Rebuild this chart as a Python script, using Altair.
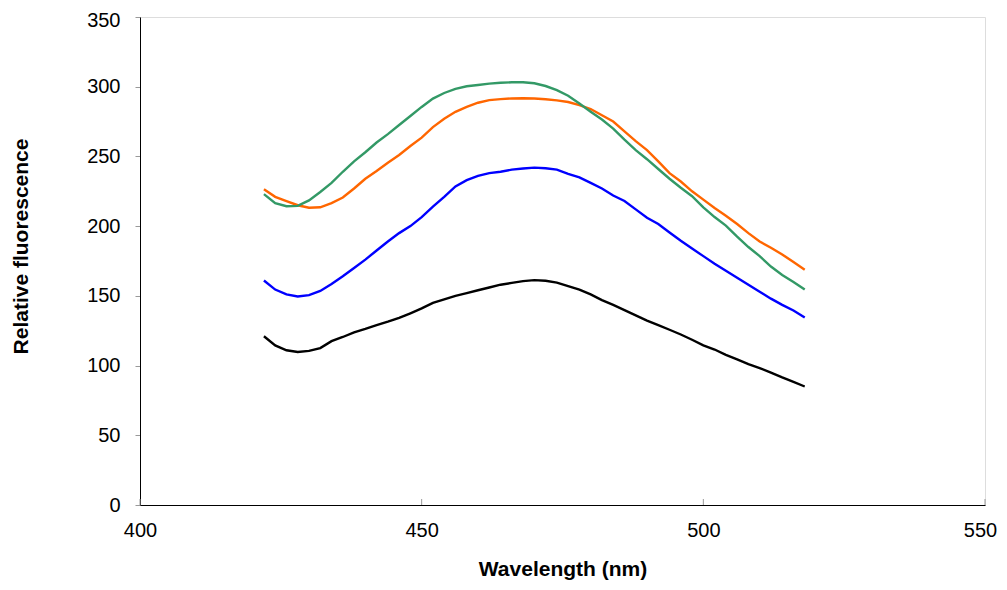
import altair as alt
import pandas as pd

wavelength = list(range(422, 519, 2))

black = [121, 114.5, 111, 109.7, 110.5, 112.5, 117.5, 120.5, 123.8, 126.3,
         129, 131.5, 134.2, 137.5, 141, 145, 147.5, 150, 152, 154,
         156, 158, 159.3, 160.6, 161.3, 160.8, 159.5, 157, 154.5, 151,
         147, 143.5, 139.8, 136, 132.3, 129, 125.7, 122.3, 118.5, 114.5,
         111.5, 107.7, 104.5, 101, 98.2, 95, 91.5, 88.3, 85]

blue = [161, 154.5, 151, 149.5, 150.5, 153.5, 158.5, 164, 170, 176,
        182.5, 189, 195, 200, 206.5, 214, 221, 228.5, 233, 236,
        238, 239, 240.5, 241.3, 242, 241.5, 240.5, 237.5, 235, 231,
        227, 222, 218, 212, 206, 201.5, 195.5, 189.5, 184, 178.5,
        173, 168, 163, 158, 153, 148, 143.5, 139.5, 134.5]

orange = [226.5, 221, 218, 215, 213.2, 213.5, 216.5, 220.5, 227, 234,
          239.5, 245.5, 251, 257.5, 263.5, 271, 277, 282, 285.5, 288.5,
          290.4, 291.1, 291.6, 291.7, 291.5, 291, 290.2, 289, 286.8, 284,
          279.5, 275, 268, 261, 254.5, 246.5, 238, 232, 225, 219,
          213, 207.5, 201.5, 195, 189, 184.5, 179.7, 174.2, 168.8]

green = [223, 216.5, 214.3, 214.5, 218.5, 224.5, 231, 239, 246.5, 253,
         260, 266, 272.5, 279, 285.5, 291.5, 295.5, 298.5, 300.3, 301.2,
         302.2, 302.8, 303.2, 303.2, 302.5, 300.5, 297.5, 293.5, 288, 282,
         276.5, 270, 262, 254.5, 248, 241, 234, 227.5, 221.5, 213.5,
         206.5, 200.4, 192.5, 185, 178.5, 171, 165, 160, 154.5]

series_names = ["Series 1", "Series 2", "Series 3", "Series 4"]
series_colors = ["#000000", "#0000FF", "#FF6600", "#339966"]

x_ticks = [400, 450, 500, 550]
y_ticks = [0, 50, 100, 150, 200, 250, 300, 350]

rows = []
for name, vals in zip(series_names, [black, blue, orange, green]):
    for w, v in zip(wavelength, vals):
        rows.append({"wavelength": w, "fluorescence": v, "series": name})
df = pd.DataFrame(rows)

FONT = "Liberation Sans"

xscale = alt.Scale(domain=[400, 550], nice=False, zero=False)
yscale = alt.Scale(domain=[0, 350], nice=False)

x_axis = alt.Axis(values=x_ticks, title="Wavelength (nm)", ticks=False,
                  grid=False, labelPadding=15, labelFontSize=20, labelFlush=False,
                  labelOffset={"expr": "datum.value == 550 ? -5 : 0"},
                  labelFont=FONT, labelColor="#000000",
                  titleFont=FONT, titleFontSize=21, titleFontWeight="bold",
                  titleColor="#000000", titlePadding=18,
                  domainColor="#000000", domainWidth=1)

y_axis = alt.Axis(values=y_ticks, title="Relative fluorescence",
                  grid=False, tickSize=5, tickColor="#999999",
                  labelPadding=15, labelFontSize=20, labelFont=FONT,
                  labelOffset={"expr": "datum.value == 350 ? 3 : 0"},
                  labelColor="#000000",
                  titleFont=FONT, titleFontSize=21, titleFontWeight="bold",
                  titleColor="#000000", titlePadding=55, titleY=229,
                  domainColor="#000000", domainWidth=1)

lines = alt.Chart(df).mark_line(strokeWidth=2.4).encode(
    x=alt.X("wavelength:Q", scale=xscale, axis=x_axis),
    y=alt.Y("fluorescence:Q", scale=yscale, axis=y_axis),
    color=alt.Color("series:N", scale=alt.Scale(domain=series_names, range=series_colors),
                    legend=None),
    order=alt.Order("wavelength:Q"),
)

tick_df = pd.DataFrame({"tick": x_ticks})
xticks = alt.Chart(tick_df).mark_rule(color="#999999", strokeWidth=1).encode(
    x=alt.X("tick:Q", scale=xscale, axis=x_axis),
    y=alt.value(482),
    y2=alt.value(488),
)

chart = alt.layer(lines, xticks).properties(
    width=845,
    height=488,
    autosize=alt.AutoSizeParams(type="none"),
    padding={"left": 132, "top": 9, "right": 14, "bottom": 77},
).configure_view(stroke=None).configure(background="#ffffff")

chart.save("out.html", embed_options={"renderer": "svg", "actions": False})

→ **Task to complete**
Reproduce all of the data exactly, omitting each picture it holds.

→ **Right answer**
Rebuild this chart as a Python script, using Altair.
import altair as alt
import pandas as pd

wavelength = list(range(422, 519, 2))

black = [121, 114.5, 111, 109.7, 110.5, 112.5, 117.5, 120.5, 123.8, 126.3,
         129, 131.5, 134.2, 137.5, 141, 145, 147.5, 150, 152, 154,
         156, 158, 159.3, 160.6, 161.3, 160.8, 159.5, 157, 154.5, 151,
         147, 143.5, 139.8, 136, 132.3, 129, 125.7, 122.3, 118.5, 114.5,
         111.5, 107.7, 104.5, 101, 98.2, 95, 91.5, 88.3, 85]

blue = [161, 154.5, 151, 149.5, 150.5, 153.5, 158.5, 164, 170, 176,
        182.5, 189, 195, 200, 206.5, 214, 221, 228.5, 233, 236,
        238, 239, 240.5, 241.3, 242, 241.5, 240.5, 237.5, 235, 231,
        227, 222, 218, 212, 206, 201.5, 195.5, 189.5, 184, 178.5,
        173, 168, 163, 158, 153, 148, 143.5, 139.5, 134.5]

orange = [226.5, 221, 218, 215, 213.2, 213.5, 216.5, 220.5, 227, 234,
          239.5, 245.5, 251, 257.5, 263.5, 271, 277, 282, 285.5, 288.5,
          290.4, 291.1, 291.6, 291.7, 291.5, 291, 290.2, 289, 286.8, 284,
          279.5, 275, 268, 261, 254.5, 246.5, 238, 232, 225, 219,
          213, 207.5, 201.5, 195, 189, 184.5, 179.7, 174.2, 168.8]

green = [223, 216.5, 214.3, 214.5, 218.5, 224.5, 231, 239, 246.5, 253,
         260, 266, 272.5, 279, 285.5, 291.5, 295.5, 298.5, 300.3, 301.2,
         302.2, 302.8, 303.2, 303.2, 302.5, 300.5, 297.5, 293.5, 288, 282,
         276.5, 270, 262, 254.5, 248, 241, 234, 227.5, 221.5, 213.5,
         206.5, 200.4, 192.5, 185, 178.5, 171, 165, 160, 154.5]

series_names = ["Series 1", "Series 2", "Series 3", "Series 4"]
series_colors = ["#000000", "#0000FF", "#FF6600", "#339966"]

x_ticks = [400, 450, 500, 550]
y_ticks = [0, 50, 100, 150, 200, 250, 300, 350]

rows = []
for name, vals in zip(series_names, [black, blue, orange, green]):
    for w, v in zip(wavelength, vals):
        rows.append({"wavelength": w, "fluorescence": v, "series": name})
df = pd.DataFrame(rows)

FONT = "Liberation Sans"

xscale = alt.Scale(domain=[400, 550], nice=False, zero=False)
yscale = alt.Scale(domain=[0, 350], nice=False)

x_axis = alt.Axis(values=x_ticks, title="Wavelength (nm)", ticks=False,
                  grid=False, labelPadding=15, labelFontSize=20, labelFlush=False,
                  labelOffset={"expr": "datum.value == 550 ? -5 : 0"},
                  labelFont=FONT, labelColor="#000000",
                  titleFont=FONT, titleFontSize=21, titleFontWeight="bold",
                  titleColor="#000000", titlePadding=18,
                  domainColor="#000000", domainWidth=1)

y_axis = alt.Axis(values=y_ticks, title="Relative fluorescence",
                  grid=False, tickSize=5, tickColor="#999999",
                  labelPadding=15, labelFontSize=20, labelFont=FONT,
                  labelOffset={"expr": "datum.value == 350 ? 3 : 0"},
                  labelColor="#000000",
                  titleFont=FONT, titleFontSize=21, titleFontWeight="bold",
                  titleColor="#000000", titlePadding=55, titleY=229,
                  domainColor="#000000", domainWidth=1)

lines = alt.Chart(df).mark_line(strokeWidth=2.4).encode(
    x=alt.X("wavelength:Q", scale=xscale, axis=x_axis),
    y=alt.Y("fluorescence:Q", scale=yscale, axis=y_axis),
    color=alt.Color("series:N", scale=alt.Scale(domain=series_names, range=series_colors),
                    legend=None),
    order=alt.Order("wavelength:Q"),
)

tick_df = pd.DataFrame({"tick": x_ticks})
xticks = alt.Chart(tick_df).mark_rule(color="#999999", strokeWidth=1).encode(
    x=alt.X("tick:Q", scale=xscale, axis=x_axis),
    y=alt.value(482),
    y2=alt.value(488),
)

chart = alt.layer(lines, xticks).properties(
    width=845,
    height=488,
    autosize=alt.AutoSizeParams(type="none"),
    padding={"left": 132, "top": 9, "right": 14, "bottom": 77},
).configure_view(stroke=None).configure(background="#ffffff")

chart.save("out.html", embed_options={"renderer": "svg", "actions": False})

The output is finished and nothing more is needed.